With the N3TC Drak Challenge just weeks away, and the influx of holiday makers leading to a significant increase on recreational users of the uMzimkhulu River, the local marshalls club has completed a river rescue refresher course to enable them to best deal with any crisis that might emerge.
The N3TC Drak Challenge is ably managed by the KZN Canoe Union safety team under Rob Hill, but key danger points are manned by men and women from the Sani Search Volunteers ready to provide assistance should a paddler get injured or entrapped in the river.
The volunteers have completed a refresher course with experienced local Mark Willment brushing up on the best practices for river rescue, using the Glenhaven rapid outside Underberg as their training base.
Willment is fully confident in Hill’s KNCU sweep and safety team, but says the Sani Search volunteers provide a vital service to the race.
“These guys are all part of the Mountain Rescue Club, and in fact we are in the process of amalgamating with them formally,” said Willment.
“They are well prepared to carry out rescues at major rapids like Black Murray and Glenhaven, where they will be deployed on raceday, and the course we conducted went through all the protocols for rapid rescue, foot entrapments and rescue swimmers,” he said.
He added that being a mountain rescue squad they were best equipped to hike into remote areas to assist with rescues if needed, a reality given the numerous major rapids scattered in between the more accessible major rapids.
“We are all active in the mountain rescue squad, and these guys and girls have all the climbing and rope skills that will be needed if there is a remote rescue.
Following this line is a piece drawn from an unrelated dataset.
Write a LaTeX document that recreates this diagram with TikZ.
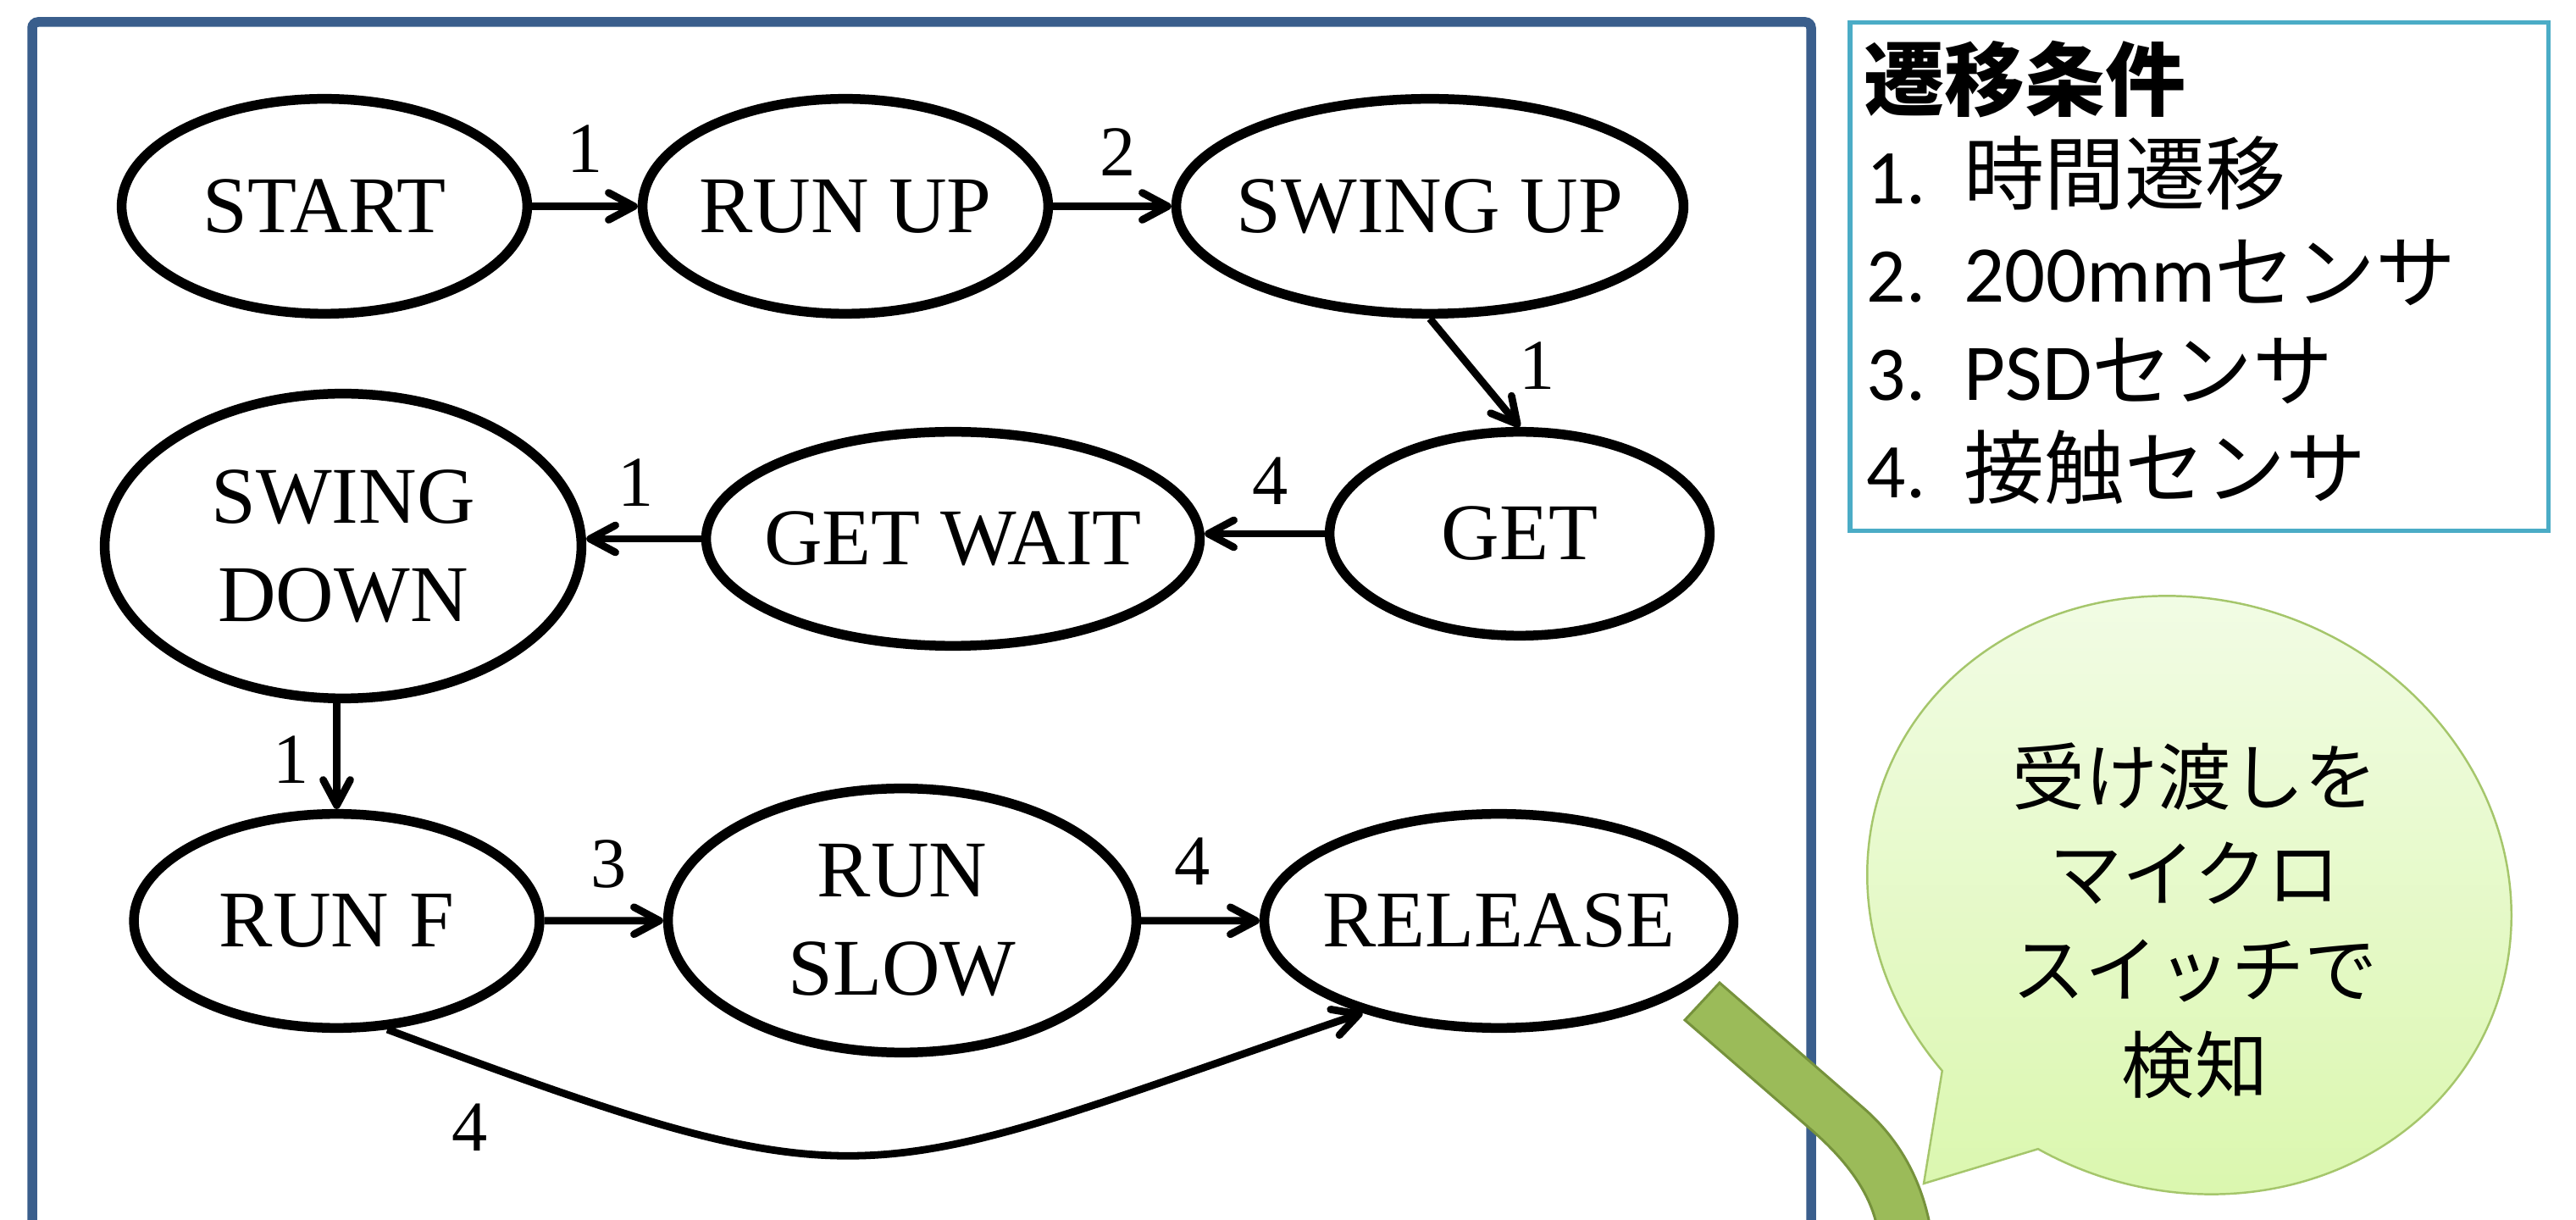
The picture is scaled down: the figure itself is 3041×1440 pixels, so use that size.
\documentclass[tikz,border=0pt]{standalone}
\usepackage{fontspec}
\setmainfont{Liberation Serif}
\newfontfamily\jpfont{Noto Sans CJK JP}
\newfontfamily\latinsans{Carlito}
\usetikzlibrary{shapes.geometric,arrows.meta}

\definecolor{framecol}{HTML}{3A5E8C}
\definecolor{legendcol}{HTML}{4BACC6}
\definecolor{bandfill}{HTML}{9BBB59}
\definecolor{banddraw}{HTML}{76923C}
\definecolor{bubbledraw}{HTML}{A5C66B}
\definecolor{bubbletop}{HTML}{F3FCE8}
\definecolor{bubblebottom}{HTML}{DAF7AD}

\begin{document}
\begin{tikzpicture}[
  x=0.01cm, y=-0.01cm,
  stnode/.style={ellipse, draw=black, line width=3.27pt, inner sep=0pt, fill=white},
  sttext/.style={font=\fontsize{27}{33}\selectfont, inner sep=0pt, align=center},
  condlbl/.style={font=\fontsize{24}{29}\selectfont, inner sep=0pt},
  transarrow/.style={line width=2.5pt, -{Straight Barb[length=0.3cm, width=0.32cm, round]}},
  legtitle/.style={anchor=base west, inner sep=0pt, font=\jpfont\bfseries\fontsize{27}{32}\selectfont},
  legnum/.style={anchor=base west, inner sep=0pt, font=\latinsans\fontsize{26}{32}\selectfont},
  legitem/.style={anchor=base west, inner sep=0pt, font=\jpfont\fontsize{27}{32}\selectfont},
]
\useasboundingbox (0,0) rectangle (3041,1440);
\fill[white] (0,0) rectangle (3041,1440);

% outer frame of the state diagram (continues below the page)
\draw[framecol, line width=3.27pt, rounded corners=2pt]
  (38,1520) -- (38,26) -- (2138,26) -- (2138,1520);

% states
\node[stnode, minimum width=4.785cm, minimum height=2.535cm,
      label={[sttext]center:START}] (start) at (383,243.5) {};
\node[stnode, minimum width=4.785cm, minimum height=2.535cm,
      label={[sttext]center:RUN UP}] (runup) at (998,243.5) {};
\node[stnode, minimum width=5.985cm, minimum height=2.535cm,
      label={[sttext]center:SWING UP}] (swingup) at (1688,243.5) {};
\node[stnode, minimum width=4.485cm, minimum height=2.405cm,
      label={[sttext]center:GET}] (get) at (1794,630) {};
\node[stnode, minimum width=5.825cm, minimum height=2.525cm,
      label={[sttext]center:GET WAIT}] (getwait) at (1125,636) {};
\node[stnode, minimum width=5.625cm, minimum height=3.595cm,
      label={[sttext]center:{SWING\\DOWN}}] (swingdown) at (405,644.5) {};
\node[stnode, minimum width=4.785cm, minimum height=2.525cm,
      label={[sttext]center:RUN F}] (runf) at (397.5,1087) {};
\node[stnode, minimum width=5.525cm, minimum height=3.115cm,
      label={[sttext]center:{RUN\\SLOW}}] (runslow) at (1065,1086.5) {};
\node[stnode, minimum width=5.535cm, minimum height=2.525cm,
      label={[sttext]center:RELEASE}] (release) at (1769.5,1087) {};

% transitions
\draw[transarrow] (start) -- (runup);
\draw[transarrow] (runup) -- (swingup);
\draw[transarrow] (swingup.south) -- (get.north);
\draw[transarrow] (get.west) -- (get.west -| getwait.east);
\draw[transarrow] (getwait.west) -- (getwait.west -| swingdown.east);
\draw[transarrow] (swingdown.south -| runf.north) -- (runf.north);
\draw[transarrow] (runf) -- (runslow);
\draw[transarrow] (runslow) -- (release);
\draw[transarrow] (runf.-65) .. controls (1042,1433) and (1009,1399) .. (release.214);

% transition conditions
\node[condlbl] (c1) at (691,176) {1};
\node[condlbl] (c2) at (1320,180) {2};
\node[condlbl] (c3) at (1815,432) {1};
\node[condlbl] (c4) at (1500,568) {4};
\node[condlbl] (c5) at (751,570) {1};
\node[condlbl] (c6) at (344,897) {1};
\node[condlbl] (c7) at (719,1020) {3};
\node[condlbl] (c8) at (1408,1017) {4};
\node[condlbl] (c9) at (554.5,1331) {4};

% legend
\node[draw=legendcol, line width=1.56pt, minimum width=8.24cm, minimum height=6.0cm,
      inner sep=0pt] (legend) at (2596,326.5) {};
\node[legtitle] (legt) at (2200,130) {遷移条件};
\node[legnum] (n1) at (2203,241) {1.};
\node[legitem] (i1) at (2318,241) {時間遷移};
\node[legnum] (n2) at (2203,357) {2.};
\node[legitem] (i2) at (2318,357) {{\latinsans 200mm}センサ};
\node[legnum] (n3) at (2203,473) {3.};
\node[legitem] (i3) at (2318,473) {{\latinsans PSD}センサ};
\node[legnum] (n4) at (2203,588) {4.};
\node[legitem] (i4) at (2318,588) {接触センサ};

% thick green pointer band
\path[fill=bandfill, draw=banddraw, line width=0.85pt]
  (2030,1160) -- (2200,1308) .. controls (2238,1341) and (2265,1385) .. (2277,1440)
  -- (2283,1480) -- (2220,1480) -- (2214,1440)
  .. controls (2203,1400) and (2175,1366) .. (2140,1335) -- (1989,1204) -- cycle;

% speech bubble
\coordinate (tailtip) at (2271,1397);
\begin{scope}[shift={(2584.5,1056.5)}, rotate=-21.4]
  \path[draw=bubbledraw, line width=0.7pt, top color=bubbletop, bottom color=bubblebottom]
    (120.6:385 and 348) arc[start angle=120.6, end angle=458.5, x radius=385, y radius=348]
    -- (tailtip) -- cycle;
\end{scope}
\node[font=\jpfont\fontsize{24.5}{32.2}\selectfont, align=center, inner sep=0pt]
  (bubbletext) at (2591,1087) {受け渡しを\\マイクロ\\スイッチで\\検知};
\end{tikzpicture}
\end{document}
They are incredibly versatile,” said Willment.
He said that the capacity of the local river rescue squad has been dramatically improved by the donation of specialised rescue equipment from the race sponsors N3TC last year.
“It has made a huge difference! We have specialised rescue life jackets and ropes, we have an inflatable croc that allows us to access any part of the river now, no matter how remote, and we have been training using the croc in specialised situations at weirs as well.
“They have indicated that they will be making another donation this year, which we have earmarked for more equipment, like small sit-on-top kayaks that will really help our rescue capacity,” said Willment.
“Swift water rescue is a really specialised field, and for a group like the Sani Search volunteers it is always a work in progress. we have to keep holding clinics and workshops to make sure we are up to speed with the best techniques and skills.
“It is holiday season now and there will be a lot of recreational trippers enjoying the uMzimkhulu on all sorts of craft. Hopefully it will be an incident free holiday season, but it is good to know that if there is a drama there is a uniquely skilled and committed group of men and women that can be deployed to respond and help,” he added.